In his annual speech to the Newspaper Society, he said broadcasters had allowed themselves to be manipulated by Serbia's control of where they could take pictures. "Refugee fatigue may have set in with some TV stations, but it will not set in with me until the refugees are home."

The Prime Minister quoted an unnamed television reporter in Macedonia who had acknowledged that "refugee fatigue" was setting in among his news editors.

"In other words, once you've reported one mass rape, the next one's not so newsworthy. Seen one mass grave, you've seen the lot. This is a dangerous path, and it is one that benefits the Serbs," Mr Blair said.

He said the media had to resist the idea that unless something was captured on film, it was not news. "If reporters are only allowed to see what the Serbs want and if their reports are censored, it is very hard ... to be genuinely authoritative. If a bomb goes astray and hits a residential area, or the Chinese embassy is mistakenly attacked, then I'm not going to pretend that is not news. It is.

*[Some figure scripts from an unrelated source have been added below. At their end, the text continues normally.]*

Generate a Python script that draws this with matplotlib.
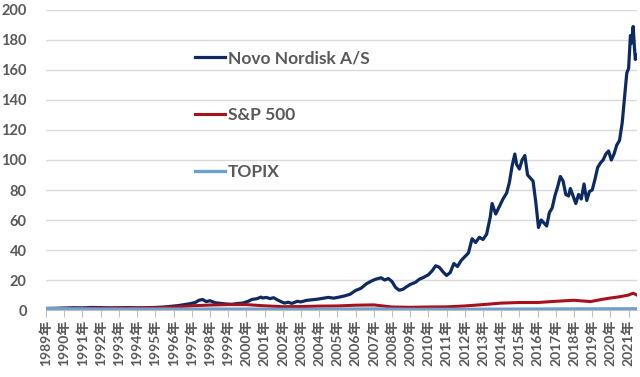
import matplotlib.pyplot as plt

plt.rcParams['font.family'] = ['Lato', 'Noto Sans CJK JP']
plt.rcParams['font.weight'] = 'bold'

# Novo Nordisk A/S (index)
novo_t = [1989.0, 1989.5, 1990.0, 1990.5, 1991.0, 1991.5, 1992.0, 1992.5,
          1993.0, 1993.5, 1994.0, 1994.5, 1995.0, 1995.5, 1996.0, 1996.3,
          1996.6, 1996.9, 1997.2, 1997.4, 1997.6, 1997.8, 1998.0, 1998.3,
          1998.6, 1998.9, 1999.2, 1999.5, 1999.8, 2000.1, 2000.3, 2000.6,
          2000.8, 2000.9, 2001.1, 2001.3, 2001.5, 2001.7, 2001.9, 2002.1,
          2002.3, 2002.5, 2002.8, 2003.0, 2003.3, 2003.6, 2003.9, 2004.2,
          2004.5, 2004.8, 2005.1, 2005.4, 2005.7, 2006.0, 2006.3, 2006.6,
          2006.9, 2007.1, 2007.4, 2007.6, 2007.8, 2008.0, 2008.2, 2008.4,
          2008.6, 2008.8, 2009.0, 2009.3, 2009.5, 2009.7, 2010.0, 2010.2,
          2010.4, 2010.6, 2010.8, 2011.0, 2011.2, 2011.4, 2011.6, 2011.8,
          2012.0, 2012.2, 2012.4, 2012.6, 2012.8, 2013.0, 2013.2, 2013.4,
          2013.5, 2013.7, 2013.9, 2014.1, 2014.3, 2014.45, 2014.6, 2014.75,
          2014.85, 2015.0, 2015.15, 2015.3, 2015.45, 2015.6, 2015.75, 2015.9,
          2016.05, 2016.2, 2016.35, 2016.5, 2016.65, 2016.8, 2016.95, 2017.1,
          2017.25, 2017.4, 2017.55, 2017.7, 2017.8, 2017.95, 2018.1, 2018.25,
          2018.4, 2018.55, 2018.7, 2018.85, 2019.0, 2019.15, 2019.3, 2019.45,
          2019.6, 2019.75, 2019.9, 2020.05, 2020.2, 2020.35, 2020.5, 2020.65,
          2020.8, 2020.9, 2021.0, 2021.1, 2021.17, 2021.25, 2021.32, 2021.37,
          2021.42]
novo_v = [1.0, 1.1, 1.3, 1.5, 1.4, 1.7, 1.6, 1.4,
          1.5, 1.6, 1.4, 1.5, 1.7, 2.0, 2.6, 3.0,
          3.6, 4.2, 5.0, 6.5, 7.0, 5.6, 6.2, 4.8,
          4.4, 4.0, 3.8, 4.3, 4.6, 5.8, 7.0, 7.6,
          8.6, 8.0, 8.4, 7.6, 8.2, 6.8, 5.6, 4.6,
          5.2, 4.4, 5.8, 5.4, 6.4, 6.8, 7.2, 7.8,
          8.4, 7.9, 8.6, 9.4, 10.5, 13.0, 14.5, 17.5,
          19.5, 20.5, 21.5, 20.0, 21.0, 19.0, 15.0, 13.2,
          13.8, 15.5, 17.0, 18.5, 20.5, 21.5, 23.5, 26.0,
          29.5, 28.5, 25.5, 23.0, 25.0, 31.0, 29.0, 33.0,
          35.5, 38.0, 47.5, 45.0, 48.5, 47.0, 50.5, 62.0,
          71.0, 64.0, 69.0, 74.0, 78.0, 85.0, 96.0, 104.0,
          97.0, 94.0, 100.0, 103.0, 90.0, 88.0, 86.0, 72.0,
          55.0, 60.0, 58.0, 56.0, 65.0, 68.0, 76.0, 82.0,
          89.0, 86.0, 77.0, 76.0, 81.0, 76.0, 71.0, 77.0,
          74.0, 84.0, 73.0, 79.0, 80.0, 87.0, 95.0, 98.0,
          100.0, 104.0, 106.0, 100.0, 104.0, 110.0, 113.0, 125.0,
          145.0, 158.0, 161.0, 183.0, 178.0, 189.0, 175.0, 167.0,
          170.0]

# S&P 500
sp_t = [1989.0, 1990.0, 1991.0, 1992.0, 1993.0, 1994.0, 1995.0, 1996.0,
        1997.0, 1998.0, 1999.0, 2000.0, 2001.0, 2002.0, 2003.0, 2004.0,
        2005.0, 2006.0, 2007.0, 2008.0, 2009.0, 2010.0, 2011.0, 2012.0,
        2013.0, 2014.0, 2015.0, 2016.0, 2017.0, 2018.0, 2018.9, 2019.5,
        2020.0, 2020.5, 2021.0, 2021.25, 2021.42]
sp_v = [1.0, 1.1, 1.1, 1.3, 1.3, 1.4, 1.5, 2.0,
        2.8, 3.3, 3.6, 3.6, 2.8, 2.2, 2.3, 2.6,
        2.7, 3.2, 3.4, 2.0, 1.8, 2.0, 2.1, 2.7,
        3.6, 4.6, 5.0, 5.0, 5.8, 6.5, 5.6, 7.0,
        8.0, 8.8, 10.0, 11.2, 10.2]

# TOPIX
topix_t = [1989.0, 1990.0, 1992.0, 1995.0, 2000.0, 2003.0, 2007.0, 2009.0,
           2013.0, 2018.0, 2021.42]
topix_v = [1.0, 0.8, 0.6, 0.6, 0.6, 0.4, 0.7, 0.4, 0.5, 0.7, 0.8]

years = list(range(1989, 2022))
year_labels = [f'{y}年' for y in years]

fig = plt.figure(figsize=(6.4, 3.77), dpi=100)
ax = fig.add_axes([0.072, 0.1777, 0.923, 0.7958])

ax.plot(novo_t, novo_v, color='#0d2a62', lw=2.3, label='Novo Nordisk A/S')
ax.plot(sp_t, sp_v, color='#a8101c', lw=2.2, label='S&P 500')
ax.plot(topix_t, topix_v, color='#6fa0cc', lw=2.4, label='TOPIX')

ax.set_ylim(0, 200)
ax.set_xlim(1989, 2021.45)
ax.set_yticks(range(0, 201, 20))
ax.yaxis.grid(True, color='#d9d9d9', lw=1)
ax.set_axisbelow(True)
for s in ['left', 'right', 'top']:
    ax.spines[s].set_visible(False)
ax.spines['bottom'].set_color('#bfbfbf')

ax.tick_params(axis='y', length=0, pad=14, labelsize=10.5, labelcolor='#595959')
ax.set_xticks(years)
ax.set_xticklabels(year_labels, rotation=90)
ax.tick_params(axis='x', length=5, color='#bfbfbf', pad=2, labelsize=10,
               labelcolor='#595959')

leg = ax.legend(loc='upper left', bbox_to_anchor=(0.305, 0.867),
                bbox_transform=fig.transFigure, frameon=False, borderpad=0,
                borderaxespad=0, handlelength=1.7, handletextpad=0.2,
                labelspacing=2.35, prop={'size': 12.5, 'weight': 'bold'})
for t in leg.get_texts():
    t.set_color('#595959')

fig.savefig('out.png', dpi=100)
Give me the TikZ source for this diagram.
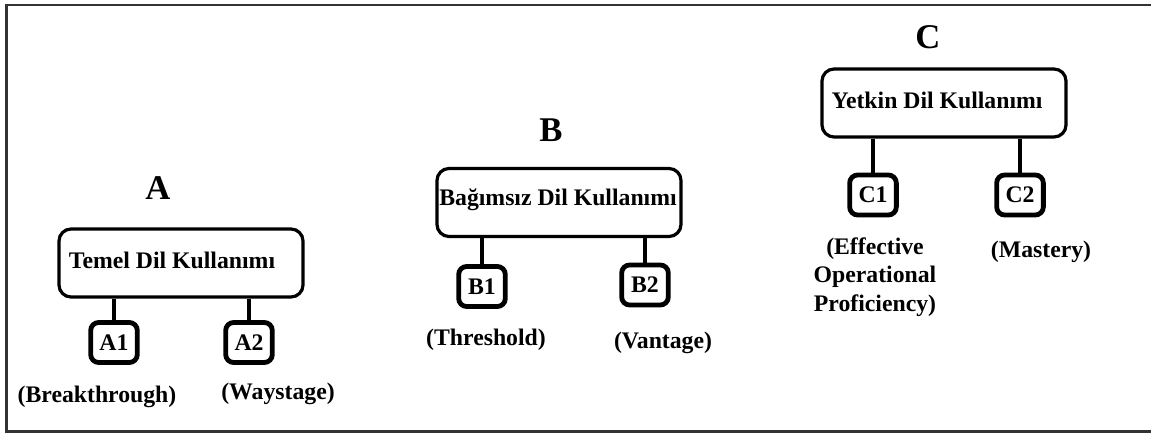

"But are these tens of thousands of lives inside Kosovo worth less because there happens to be no film of them? Are they non-people not worth a studio discussion simply because CNN and the BBC and the rest cannot get in on the ground?"

He said accidents such as the bombing of the Chinese embassy ought not to be allowed to obscure what was happening in Kosovo, where Serb forces were engaged in a "deliberate, systematic and evil" campaign of "ethnic cleansing".

The Prime Minister was accused of "shooting the messenger" by George Galloway, one of a group of left-wing Labour MPs who led a delegation to the Chinese embassy in London in protest at the bombing. "It is absurd to focus on the messenger when the message is so profound," he said.

The BBC said no news organisation had any reporters in Kosovo: "Every night we have people coming across the border and telling their stories," said a BBC News spokesman. "They speak of `ethnic cleansing' and genocide ... and we have been telling their stories for the duration of the bombing." A CNN spokesman said: "Not a single day has gone by without hours of reporting, discussion and analysis of the plight of the refugees."

This is the second government attack on BBC coverage of the war. Its world affairs editor, John Simpson, was accused of being pro-Serbian in broadcasts from Belgrade. He reacted angrily to suggestions that his reports did not carry a "health warning" that they were monitored by Serbian information ministry.

Mr Blair's broadside is a mark of government frustration at Nato's failure to win the propaganda war. Despite spin-doctors being seconded to Nato headquarters from the British government, Serbia's willingness to provide pictures of every off-target bomb site has proved difficult to counter.